The authors suggest using two other shapes:
- Plate-Plate: Two flat surfaces facing each other (like two pancakes).
- Sphere-Sphere: Two balls facing each other (like two marbles).
Why does this help?
The authors discovered that the "noise" (Casimir force) and the "signal" (new forces) behave differently depending on the shape of the objects.
- The Analogy: Imagine the Casimir noise is like a drumbeat that gets louder as you get closer to the drum.
- Imagine the new force is like a wind that blows differently depending on whether you are holding a flat board or a round ball.
If you hold a flat board (Plate-Plate), the wind and the drumbeat mix in one specific ratio. If you hold a round ball (Sphere-Sphere), they mix in a completely different ratio.
By measuring the force with different shapes, scientists can mathematically separate the "drumbeat" from the "wind." If the force scales differently when you switch from a plate to a sphere, you know it's not just the Casimir noise; it's something new!
What They Found
The team took existing data from experiments that used these different shapes (which were previously ignored for this specific purpose) and re-analyzed them.

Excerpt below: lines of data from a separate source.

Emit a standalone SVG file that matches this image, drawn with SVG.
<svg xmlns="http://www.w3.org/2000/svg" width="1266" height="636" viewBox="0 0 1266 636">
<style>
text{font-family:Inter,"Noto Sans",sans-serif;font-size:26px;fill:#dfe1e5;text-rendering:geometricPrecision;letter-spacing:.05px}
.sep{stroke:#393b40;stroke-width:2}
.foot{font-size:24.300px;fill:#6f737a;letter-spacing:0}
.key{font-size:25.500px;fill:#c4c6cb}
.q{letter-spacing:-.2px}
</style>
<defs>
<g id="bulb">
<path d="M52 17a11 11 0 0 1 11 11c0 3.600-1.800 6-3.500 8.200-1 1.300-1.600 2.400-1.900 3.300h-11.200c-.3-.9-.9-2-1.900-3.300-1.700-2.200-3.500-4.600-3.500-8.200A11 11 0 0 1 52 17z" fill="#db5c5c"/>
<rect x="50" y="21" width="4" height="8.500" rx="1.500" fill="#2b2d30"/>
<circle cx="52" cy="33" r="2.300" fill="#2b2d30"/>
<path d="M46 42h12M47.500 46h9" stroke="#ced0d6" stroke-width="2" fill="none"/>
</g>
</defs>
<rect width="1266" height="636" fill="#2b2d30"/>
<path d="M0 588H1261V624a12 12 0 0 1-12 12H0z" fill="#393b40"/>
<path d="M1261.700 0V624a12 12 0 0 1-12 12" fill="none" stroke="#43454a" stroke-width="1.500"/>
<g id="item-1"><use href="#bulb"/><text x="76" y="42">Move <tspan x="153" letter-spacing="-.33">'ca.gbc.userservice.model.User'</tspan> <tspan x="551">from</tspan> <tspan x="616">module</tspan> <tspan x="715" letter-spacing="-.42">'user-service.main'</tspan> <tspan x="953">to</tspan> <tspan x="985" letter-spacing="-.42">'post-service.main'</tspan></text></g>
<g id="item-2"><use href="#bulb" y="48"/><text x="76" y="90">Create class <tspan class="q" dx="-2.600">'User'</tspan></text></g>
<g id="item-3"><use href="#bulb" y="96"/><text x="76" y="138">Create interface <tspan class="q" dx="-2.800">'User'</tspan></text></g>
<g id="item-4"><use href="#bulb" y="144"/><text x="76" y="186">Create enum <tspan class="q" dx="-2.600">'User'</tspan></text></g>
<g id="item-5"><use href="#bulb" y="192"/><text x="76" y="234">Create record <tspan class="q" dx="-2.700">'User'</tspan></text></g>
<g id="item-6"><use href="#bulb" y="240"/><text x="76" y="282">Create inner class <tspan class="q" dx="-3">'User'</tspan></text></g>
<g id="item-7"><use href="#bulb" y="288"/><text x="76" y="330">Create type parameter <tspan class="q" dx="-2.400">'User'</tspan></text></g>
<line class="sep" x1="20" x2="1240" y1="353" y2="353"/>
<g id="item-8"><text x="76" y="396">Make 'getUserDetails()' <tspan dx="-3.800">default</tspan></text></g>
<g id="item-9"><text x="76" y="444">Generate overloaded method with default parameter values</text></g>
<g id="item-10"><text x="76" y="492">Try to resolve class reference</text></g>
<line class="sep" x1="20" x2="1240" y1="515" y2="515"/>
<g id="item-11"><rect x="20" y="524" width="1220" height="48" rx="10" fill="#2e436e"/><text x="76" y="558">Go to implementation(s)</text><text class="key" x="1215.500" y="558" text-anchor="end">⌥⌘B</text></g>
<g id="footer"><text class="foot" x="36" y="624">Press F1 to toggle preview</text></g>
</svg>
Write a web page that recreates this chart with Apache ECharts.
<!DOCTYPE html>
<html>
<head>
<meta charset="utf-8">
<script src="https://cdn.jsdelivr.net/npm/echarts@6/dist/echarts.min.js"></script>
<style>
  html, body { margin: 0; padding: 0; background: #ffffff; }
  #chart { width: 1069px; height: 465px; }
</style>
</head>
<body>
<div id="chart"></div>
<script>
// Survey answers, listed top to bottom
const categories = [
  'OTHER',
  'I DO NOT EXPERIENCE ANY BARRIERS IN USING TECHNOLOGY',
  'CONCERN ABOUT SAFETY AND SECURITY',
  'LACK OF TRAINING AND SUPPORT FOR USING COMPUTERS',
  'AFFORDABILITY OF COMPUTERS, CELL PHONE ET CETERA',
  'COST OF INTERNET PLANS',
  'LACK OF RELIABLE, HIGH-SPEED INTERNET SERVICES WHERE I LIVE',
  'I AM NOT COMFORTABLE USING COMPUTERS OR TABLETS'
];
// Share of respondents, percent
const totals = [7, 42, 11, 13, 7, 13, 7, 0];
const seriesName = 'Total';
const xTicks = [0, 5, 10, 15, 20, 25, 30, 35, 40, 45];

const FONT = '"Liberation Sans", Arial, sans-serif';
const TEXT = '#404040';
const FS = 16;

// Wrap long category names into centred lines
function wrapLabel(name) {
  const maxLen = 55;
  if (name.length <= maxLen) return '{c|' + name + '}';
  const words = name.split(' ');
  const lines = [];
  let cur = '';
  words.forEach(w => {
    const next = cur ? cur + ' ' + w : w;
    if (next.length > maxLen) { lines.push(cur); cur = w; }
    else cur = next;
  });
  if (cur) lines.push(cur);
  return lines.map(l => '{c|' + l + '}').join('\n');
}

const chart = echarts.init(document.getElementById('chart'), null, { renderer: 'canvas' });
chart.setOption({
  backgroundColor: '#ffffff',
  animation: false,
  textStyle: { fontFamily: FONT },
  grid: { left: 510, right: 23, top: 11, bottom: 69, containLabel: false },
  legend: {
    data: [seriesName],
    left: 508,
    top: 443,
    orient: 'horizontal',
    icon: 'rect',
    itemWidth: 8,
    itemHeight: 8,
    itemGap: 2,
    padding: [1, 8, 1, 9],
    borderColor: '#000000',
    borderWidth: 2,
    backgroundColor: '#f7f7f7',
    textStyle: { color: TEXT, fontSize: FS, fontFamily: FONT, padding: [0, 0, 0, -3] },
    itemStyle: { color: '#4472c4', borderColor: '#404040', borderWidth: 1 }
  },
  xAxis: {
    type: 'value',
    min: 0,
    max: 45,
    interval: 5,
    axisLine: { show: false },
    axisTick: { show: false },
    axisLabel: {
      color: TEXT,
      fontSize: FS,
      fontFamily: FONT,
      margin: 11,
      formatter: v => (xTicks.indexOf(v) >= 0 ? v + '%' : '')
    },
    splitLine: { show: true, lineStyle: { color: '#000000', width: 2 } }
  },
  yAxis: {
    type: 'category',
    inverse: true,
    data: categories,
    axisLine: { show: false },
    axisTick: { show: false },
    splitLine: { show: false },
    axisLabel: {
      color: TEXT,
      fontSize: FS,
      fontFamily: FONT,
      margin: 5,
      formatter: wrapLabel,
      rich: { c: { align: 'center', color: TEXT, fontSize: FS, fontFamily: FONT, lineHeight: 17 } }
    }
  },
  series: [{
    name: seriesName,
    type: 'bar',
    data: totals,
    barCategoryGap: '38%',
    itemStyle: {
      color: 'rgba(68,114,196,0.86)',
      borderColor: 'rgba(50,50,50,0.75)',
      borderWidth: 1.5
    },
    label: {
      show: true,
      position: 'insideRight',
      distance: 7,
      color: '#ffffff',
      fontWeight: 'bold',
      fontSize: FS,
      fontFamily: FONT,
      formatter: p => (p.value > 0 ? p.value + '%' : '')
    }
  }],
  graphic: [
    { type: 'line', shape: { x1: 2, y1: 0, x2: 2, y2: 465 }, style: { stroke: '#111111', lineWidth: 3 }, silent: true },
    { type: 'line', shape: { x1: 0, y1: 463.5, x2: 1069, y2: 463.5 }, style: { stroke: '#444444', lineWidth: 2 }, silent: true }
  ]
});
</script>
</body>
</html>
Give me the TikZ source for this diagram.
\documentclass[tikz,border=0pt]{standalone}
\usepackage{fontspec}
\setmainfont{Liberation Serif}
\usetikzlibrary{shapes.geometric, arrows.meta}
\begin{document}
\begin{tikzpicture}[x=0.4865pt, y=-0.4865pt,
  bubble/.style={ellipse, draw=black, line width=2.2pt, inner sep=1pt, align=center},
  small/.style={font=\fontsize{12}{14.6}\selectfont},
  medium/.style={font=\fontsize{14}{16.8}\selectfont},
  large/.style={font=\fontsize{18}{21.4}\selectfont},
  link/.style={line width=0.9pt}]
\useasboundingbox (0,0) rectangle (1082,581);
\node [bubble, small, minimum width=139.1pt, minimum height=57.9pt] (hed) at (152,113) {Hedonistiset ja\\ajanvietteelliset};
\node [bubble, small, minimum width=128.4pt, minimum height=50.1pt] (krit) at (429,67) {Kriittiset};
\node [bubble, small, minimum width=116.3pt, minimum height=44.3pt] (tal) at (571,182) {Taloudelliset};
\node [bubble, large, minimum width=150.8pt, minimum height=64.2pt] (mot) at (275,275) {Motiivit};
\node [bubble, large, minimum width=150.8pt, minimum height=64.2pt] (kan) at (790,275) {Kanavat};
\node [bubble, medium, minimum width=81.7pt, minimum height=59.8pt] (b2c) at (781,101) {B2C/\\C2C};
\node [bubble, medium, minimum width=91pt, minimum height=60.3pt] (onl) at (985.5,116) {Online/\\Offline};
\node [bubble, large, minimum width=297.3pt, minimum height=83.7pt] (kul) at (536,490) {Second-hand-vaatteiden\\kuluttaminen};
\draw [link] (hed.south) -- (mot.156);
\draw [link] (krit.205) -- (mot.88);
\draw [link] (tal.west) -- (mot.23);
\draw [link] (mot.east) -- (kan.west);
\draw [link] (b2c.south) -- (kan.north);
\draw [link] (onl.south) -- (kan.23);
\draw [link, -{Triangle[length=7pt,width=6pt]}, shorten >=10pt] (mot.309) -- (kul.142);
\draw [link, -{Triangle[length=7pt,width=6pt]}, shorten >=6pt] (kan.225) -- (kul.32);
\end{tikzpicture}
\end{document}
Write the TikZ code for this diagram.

- Plate-Plate (The Pancakes): They found this setup is great for looking at very short distances, but it's very hard to keep the plates perfectly parallel (like trying to balance two pancakes on top of each other without them tilting).
- Sphere-Sphere (The Marbles): They found this setup is incredibly powerful for a specific range of distances (about 10 to 100 nanometers). Because of the way the "wind" (new force) scales with spheres, this setup gave them the tightest constraints (the best limits) on new forces in that range.
The Big Picture
Think of this like a detective solving a crime.
- Before: The detective only had one witness (the Sphere-Plate experiment) who saw the crime from one angle.
- Now: The detective has two new witnesses (Plate-Plate and Sphere-Sphere) who saw the crime from different angles. By comparing their stories, the detective can now tell exactly what happened and rule out false alibis.
The Conclusion:
This paper establishes that shape matters. By using different geometric shapes, scientists now have a new, independent tool to filter out the background noise of the universe and hunt for the hidden forces that might explain the mysteries of our cosmos. They have successfully mapped out the "canonical set" of shapes needed to fully explore this territory.